In industry side there is plenty to fix from renting pos labs to multi layer corp lab access rights. There should be daily/monthly limits in corp wallet access rights and plenty of more corp hangars/configuration options to them. For example "can store and take only own items"-option and "can take only X items/day". Traders shouln't be able to collect all the corp deliveries without special permission. They should be able to pick only their own corp purchases if they had permission to purchace in 1st place. Default should be only to sell for corp.

More roles, more permissions... generally this means that every job can be divided to many small jobs and distributed to many players. This gives important job to everyone and people feel that they are important part of the corporation.

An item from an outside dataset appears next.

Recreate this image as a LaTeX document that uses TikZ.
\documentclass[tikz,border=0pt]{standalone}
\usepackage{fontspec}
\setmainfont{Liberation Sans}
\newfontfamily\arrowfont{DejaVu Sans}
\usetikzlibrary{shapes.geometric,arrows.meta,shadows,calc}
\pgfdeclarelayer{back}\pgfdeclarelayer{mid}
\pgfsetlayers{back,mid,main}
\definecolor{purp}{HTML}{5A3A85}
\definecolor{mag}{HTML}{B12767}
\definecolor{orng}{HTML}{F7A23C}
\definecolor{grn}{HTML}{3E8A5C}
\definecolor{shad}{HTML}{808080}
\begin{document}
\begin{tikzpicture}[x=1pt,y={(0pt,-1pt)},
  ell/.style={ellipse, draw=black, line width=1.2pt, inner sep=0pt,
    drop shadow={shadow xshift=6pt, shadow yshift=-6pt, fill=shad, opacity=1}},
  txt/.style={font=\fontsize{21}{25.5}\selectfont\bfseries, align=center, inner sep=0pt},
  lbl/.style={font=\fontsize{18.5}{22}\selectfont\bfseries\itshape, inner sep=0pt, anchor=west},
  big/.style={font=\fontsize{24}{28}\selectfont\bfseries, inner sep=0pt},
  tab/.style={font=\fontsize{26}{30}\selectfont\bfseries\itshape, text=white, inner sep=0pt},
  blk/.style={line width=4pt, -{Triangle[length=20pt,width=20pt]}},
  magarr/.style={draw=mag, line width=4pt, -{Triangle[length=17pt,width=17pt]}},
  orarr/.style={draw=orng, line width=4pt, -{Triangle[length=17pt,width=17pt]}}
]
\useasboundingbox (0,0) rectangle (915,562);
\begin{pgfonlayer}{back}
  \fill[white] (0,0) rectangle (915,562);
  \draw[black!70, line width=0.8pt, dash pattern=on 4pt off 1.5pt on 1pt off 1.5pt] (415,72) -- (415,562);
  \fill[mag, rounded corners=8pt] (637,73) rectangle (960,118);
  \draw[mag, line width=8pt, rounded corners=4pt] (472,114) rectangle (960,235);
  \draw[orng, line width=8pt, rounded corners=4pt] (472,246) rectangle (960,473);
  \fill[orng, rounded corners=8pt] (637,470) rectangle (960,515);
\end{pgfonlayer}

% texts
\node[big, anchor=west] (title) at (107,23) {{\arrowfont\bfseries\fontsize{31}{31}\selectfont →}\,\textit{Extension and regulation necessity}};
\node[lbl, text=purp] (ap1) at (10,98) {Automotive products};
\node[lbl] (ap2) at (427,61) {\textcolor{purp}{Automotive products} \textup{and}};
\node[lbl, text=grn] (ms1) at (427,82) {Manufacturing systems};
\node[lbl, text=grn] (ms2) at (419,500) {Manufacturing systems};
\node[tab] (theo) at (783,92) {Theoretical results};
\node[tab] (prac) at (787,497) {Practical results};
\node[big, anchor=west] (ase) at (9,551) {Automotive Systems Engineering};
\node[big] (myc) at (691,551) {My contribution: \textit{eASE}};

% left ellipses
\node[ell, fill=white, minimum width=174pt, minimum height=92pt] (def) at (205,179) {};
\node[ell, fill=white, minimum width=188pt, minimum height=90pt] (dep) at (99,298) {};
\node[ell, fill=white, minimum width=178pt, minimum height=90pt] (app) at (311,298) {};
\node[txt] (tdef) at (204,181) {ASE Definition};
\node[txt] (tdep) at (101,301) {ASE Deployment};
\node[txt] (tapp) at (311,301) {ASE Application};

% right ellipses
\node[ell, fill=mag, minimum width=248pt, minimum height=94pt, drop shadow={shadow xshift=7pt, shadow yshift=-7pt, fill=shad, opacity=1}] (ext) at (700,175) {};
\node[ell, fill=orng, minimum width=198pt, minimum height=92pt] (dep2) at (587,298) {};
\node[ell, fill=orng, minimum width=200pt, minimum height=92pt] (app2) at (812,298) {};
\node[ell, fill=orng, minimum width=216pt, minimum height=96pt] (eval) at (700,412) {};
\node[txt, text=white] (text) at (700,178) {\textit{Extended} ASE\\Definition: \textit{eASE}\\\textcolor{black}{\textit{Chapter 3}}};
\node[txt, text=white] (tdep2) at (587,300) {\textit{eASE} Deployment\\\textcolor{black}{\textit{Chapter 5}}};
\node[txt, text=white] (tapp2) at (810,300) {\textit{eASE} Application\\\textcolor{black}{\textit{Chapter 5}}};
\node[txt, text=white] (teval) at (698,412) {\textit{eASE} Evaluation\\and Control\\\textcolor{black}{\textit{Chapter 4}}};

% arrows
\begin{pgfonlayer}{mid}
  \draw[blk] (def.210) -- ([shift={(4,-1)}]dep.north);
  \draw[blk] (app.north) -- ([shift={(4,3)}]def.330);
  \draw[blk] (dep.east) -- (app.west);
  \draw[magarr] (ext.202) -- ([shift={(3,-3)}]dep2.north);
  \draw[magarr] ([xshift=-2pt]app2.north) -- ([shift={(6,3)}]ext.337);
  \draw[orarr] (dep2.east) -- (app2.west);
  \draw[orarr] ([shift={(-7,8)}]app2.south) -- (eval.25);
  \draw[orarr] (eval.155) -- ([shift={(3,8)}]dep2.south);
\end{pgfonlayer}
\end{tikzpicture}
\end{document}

That gives totally different experiment than some ceo going "we have mining op every day - how long before you think this game is boring? - wee!".

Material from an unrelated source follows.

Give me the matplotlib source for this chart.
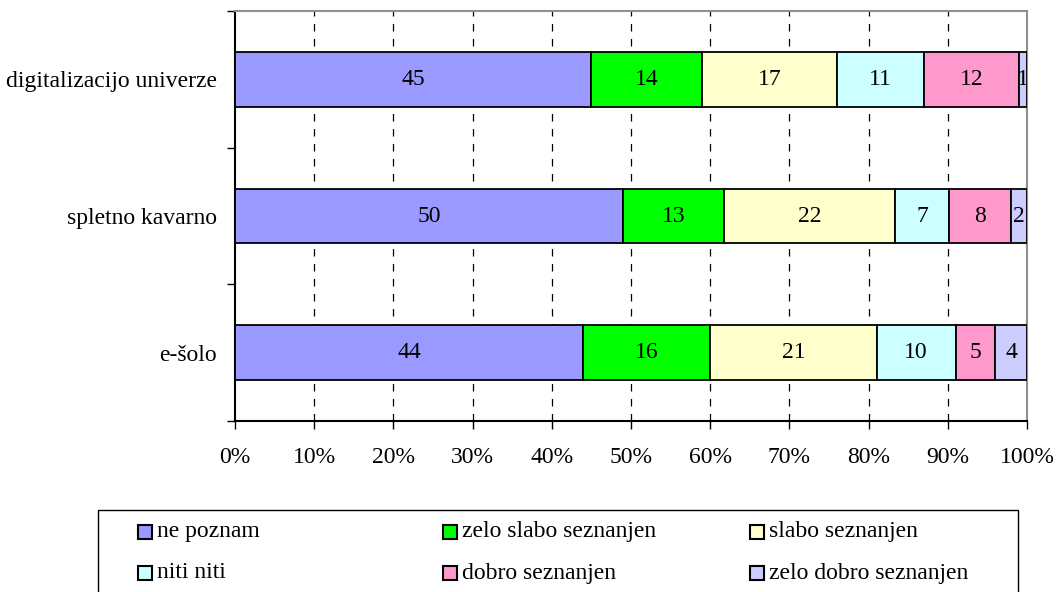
import numpy as np
import matplotlib
matplotlib.use('Agg')
from matplotlib import pyplot as plt
from matplotlib.patches import Rectangle

plt.rcParams['font.family'] = ['Liberation Serif', 'DejaVu Serif']
plt.rcParams['font.size'] = 17

# categories bottom -> top
categories = ['e-šolo', 'spletno kavarno', 'digitalizacijo univerze']
series = ['ne poznam', 'zelo slabo seznanjen', 'slabo seznanjen',
          'niti niti', 'dobro seznanjen', 'zelo dobro seznanjen']
values = [
    [44, 50, 45],   # ne poznam
    [16, 13, 14],   # zelo slabo seznanjen
    [21, 22, 17],   # slabo seznanjen
    [10, 7, 11],    # niti niti
    [5, 8, 12],     # dobro seznanjen
    [4, 2, 1],      # zelo dobro seznanjen
]
colors = ['#9999FF', '#00FF00', '#FFFFCC', '#CCFFFF', '#FF99CC', '#CCCCFF']

data = np.array(values, dtype=float)
totals = data.sum(axis=0)
shares = data / totals * 100

W, H = 1060, 592
fig = plt.figure(figsize=(W/100, H/100), dpi=100)
ax = fig.add_axes([235/W, 1 - 421/H, (1027-235)/W, (421-11)/H])

y = np.arange(len(categories))
left = np.zeros(len(categories))
for i in range(len(series)):
    bars = ax.barh(y, shares[i], left=left, height=0.4, color=colors[i],
                   edgecolor='black', linewidth=1.3, zorder=3)
    ax.bar_label(bars, labels=[str(int(v)) for v in values[i]], label_type='center',
                 fontsize=17, zorder=4)
    left += shares[i]

ax.set_xlim(0, 100)
ax.set_ylim(-0.5, 2.5)
ax.set_xticks(np.arange(0, 101, 10))
ax.set_xticklabels([f'{t}%' for t in range(0, 101, 10)])
ax.set_yticks([-0.5, 0.5, 1.5, 2.5])
ax.set_yticklabels([])
ax.set_yticks(y, minor=True)
ax.set_yticklabels(categories, minor=True)
ax.tick_params(axis='y', which='minor', length=0, pad=13)
ax.tick_params(axis='y', which='major', length=6, width=1, direction='out')
ax.tick_params(axis='x', length=6, width=1, direction='out', pad=13)
ax.get_yticklines()[-2].set_color('#909090')

for x in range(10, 100, 10):
    ax.axvline(x, color='black', linewidth=0.9, linestyle=(0, (6, 6)), zorder=1)

for s in ['left', 'bottom']:
    ax.spines[s].set_color('black')
    ax.spines[s].set_linewidth(1.5)
for s in ['top', 'right']:
    ax.spines[s].set_color('#909090')
    ax.spines[s].set_linewidth(1.5)

# legend: 3 equal columns, filled row by row (drawn by hand, like Excel does)
fig.patches.append(Rectangle((98/W, -6/H), 920/W, (592-510+6)/H, transform=fig.transFigure,
                             facecolor='white', edgecolor='black', linewidth=1, zorder=0))
col_x = [138, 443, 750]
row_y = [532, 573]
for k, name in enumerate(series):
    cx = col_x[k % 3]
    cy = row_y[k // 3]
    fig.patches.append(Rectangle((cx/W, 1 - (cy + 7)/H), 14/W, 14/H, transform=fig.transFigure,
                                 facecolor=colors[k], edgecolor='black', linewidth=1.5, zorder=2))
    fig.text((cx + 19)/W, 1 - cy/H, name, ha='left', va='center', fontsize=17)

fig.savefig('out.png', dpi=100)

I'm sure that some ceo living daily in null could give you at least same amount of feedback about stuff that they wanted to change in pos maintaince, jump bridge maintaince and god knows where... however I'm sure you got the idea.

^^most important thing in EvE atm - IMO
(Quote source)

This again... as it is pretty much the key for new players not to hit brick wall if they don't choose the PvP path and be happy with it.

Get classic forum style - custom videos to captains quarters screen

Play with the best - die like the rest

wicked cheese
Doomheim
#98 - 2012-02-17 17:37:29 UTC
eve only needs one thing for the new player experience:

an ingame wikipedia (much like civilizations civilopedia) that covers all items and game concepts, giving examples and even history lessons.

since ccp more than likely wouldnt have the time to take on that large of a project a group of community selected officials could moderate/edit it while normal players can send them updates to be posted. hopefully that would keep some of the bullshit out lol
gfldex
#99 - 2012-02-17 17:47:39 UTC
Kane Hart wrote:
Unfortunately one the things I found was the recent suicide gankings are actually tearing the enjoyment out of the game for a couple my friends who recently came back and one of them being fresh and new to the game.


That could have been done by a 2 day old char. And 800B would be a nice start into the game, would it not?

If you take all the sand out of the box, only the cat poo will remain.

Dwindlehop
Imperial Shipment
Amarr Empire
#100 - 2012-02-17 17:50:00 UTC
After thinking about it a little more, I have an addition to my request above for a niche in 0.0 for new players. CCP Legion, please make the tutorial feature Eve's combat mechanics as she is actually played, not according to some weird CCP idea of how Eve combat could be. The new player should leave the tutorial knowing how to apply tackle while the target attempts to escape and how to escape when faced with overwhelming force.